◆ **WHAT THE TASK ASKS**: Without the pictures, print the lines running from the beginning of the material to the line containing "80.5, 91.2, 103.5]", both ends included.
— Start of DATA —
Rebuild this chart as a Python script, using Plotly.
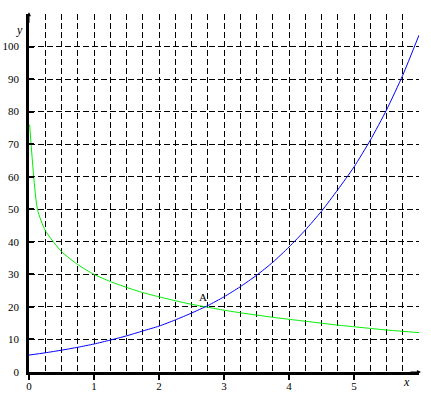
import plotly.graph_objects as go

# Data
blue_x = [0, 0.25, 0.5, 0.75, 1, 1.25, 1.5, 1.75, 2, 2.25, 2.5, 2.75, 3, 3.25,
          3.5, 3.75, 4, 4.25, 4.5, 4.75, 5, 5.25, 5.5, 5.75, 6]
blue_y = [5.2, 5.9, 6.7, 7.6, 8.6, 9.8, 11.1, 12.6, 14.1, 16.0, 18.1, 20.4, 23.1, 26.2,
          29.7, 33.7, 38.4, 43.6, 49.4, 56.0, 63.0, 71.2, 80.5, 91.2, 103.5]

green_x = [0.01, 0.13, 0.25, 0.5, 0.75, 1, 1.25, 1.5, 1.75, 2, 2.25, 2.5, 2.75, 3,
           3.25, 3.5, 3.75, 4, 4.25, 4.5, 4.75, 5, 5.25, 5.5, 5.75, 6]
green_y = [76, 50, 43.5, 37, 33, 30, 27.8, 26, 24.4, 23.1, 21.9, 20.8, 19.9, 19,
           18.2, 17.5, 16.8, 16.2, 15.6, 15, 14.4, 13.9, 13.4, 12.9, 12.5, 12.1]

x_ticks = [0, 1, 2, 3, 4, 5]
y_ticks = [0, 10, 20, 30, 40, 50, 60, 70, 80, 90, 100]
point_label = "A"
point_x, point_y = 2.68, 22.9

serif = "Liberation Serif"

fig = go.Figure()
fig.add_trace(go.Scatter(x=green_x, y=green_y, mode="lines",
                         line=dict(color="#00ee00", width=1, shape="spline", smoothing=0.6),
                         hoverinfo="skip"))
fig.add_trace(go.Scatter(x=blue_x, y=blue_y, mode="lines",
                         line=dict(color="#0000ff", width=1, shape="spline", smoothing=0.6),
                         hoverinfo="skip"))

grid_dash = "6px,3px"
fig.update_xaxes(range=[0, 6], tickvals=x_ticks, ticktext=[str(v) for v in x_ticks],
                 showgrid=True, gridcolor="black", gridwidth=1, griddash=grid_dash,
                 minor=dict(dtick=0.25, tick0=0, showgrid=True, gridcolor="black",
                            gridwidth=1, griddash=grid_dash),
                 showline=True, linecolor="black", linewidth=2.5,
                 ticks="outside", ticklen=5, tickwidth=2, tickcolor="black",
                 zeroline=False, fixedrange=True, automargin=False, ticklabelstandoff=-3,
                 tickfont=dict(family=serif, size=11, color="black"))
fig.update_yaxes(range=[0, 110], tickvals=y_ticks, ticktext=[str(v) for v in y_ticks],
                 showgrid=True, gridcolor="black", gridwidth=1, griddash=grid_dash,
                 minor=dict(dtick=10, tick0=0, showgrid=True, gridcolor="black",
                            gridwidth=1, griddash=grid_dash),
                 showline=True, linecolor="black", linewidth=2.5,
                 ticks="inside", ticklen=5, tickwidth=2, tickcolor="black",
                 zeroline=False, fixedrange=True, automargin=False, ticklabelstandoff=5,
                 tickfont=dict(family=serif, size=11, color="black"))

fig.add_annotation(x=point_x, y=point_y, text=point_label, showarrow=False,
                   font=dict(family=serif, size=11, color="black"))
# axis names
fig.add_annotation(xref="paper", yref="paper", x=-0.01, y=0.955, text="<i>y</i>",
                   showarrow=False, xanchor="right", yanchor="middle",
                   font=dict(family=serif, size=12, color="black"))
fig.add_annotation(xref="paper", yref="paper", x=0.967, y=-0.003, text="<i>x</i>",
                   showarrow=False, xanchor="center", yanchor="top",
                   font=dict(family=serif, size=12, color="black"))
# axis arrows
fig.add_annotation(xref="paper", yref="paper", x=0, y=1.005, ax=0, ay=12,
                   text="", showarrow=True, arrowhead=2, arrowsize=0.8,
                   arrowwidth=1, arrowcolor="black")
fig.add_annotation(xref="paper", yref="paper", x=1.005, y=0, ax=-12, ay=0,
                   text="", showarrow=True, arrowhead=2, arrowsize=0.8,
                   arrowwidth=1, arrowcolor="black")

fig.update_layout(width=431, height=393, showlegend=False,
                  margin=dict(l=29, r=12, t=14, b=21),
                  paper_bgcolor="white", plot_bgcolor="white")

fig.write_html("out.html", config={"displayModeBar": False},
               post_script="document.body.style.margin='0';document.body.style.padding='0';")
— End of DATA —
◆ **SOLUTION BELOW**:
Rebuild this chart as a Python script, using Plotly.
import plotly.graph_objects as go

# Data
blue_x = [0, 0.25, 0.5, 0.75, 1, 1.25, 1.5, 1.75, 2, 2.25, 2.5, 2.75, 3, 3.25,
          3.5, 3.75, 4, 4.25, 4.5, 4.75, 5, 5.25, 5.5, 5.75, 6]
blue_y = [5.2, 5.9, 6.7, 7.6, 8.6, 9.8, 11.1, 12.6, 14.1, 16.0, 18.1, 20.4, 23.1, 26.2,
          29.7, 33.7, 38.4, 43.6, 49.4, 56.0, 63.0, 71.2, 80.5, 91.2, 103.5]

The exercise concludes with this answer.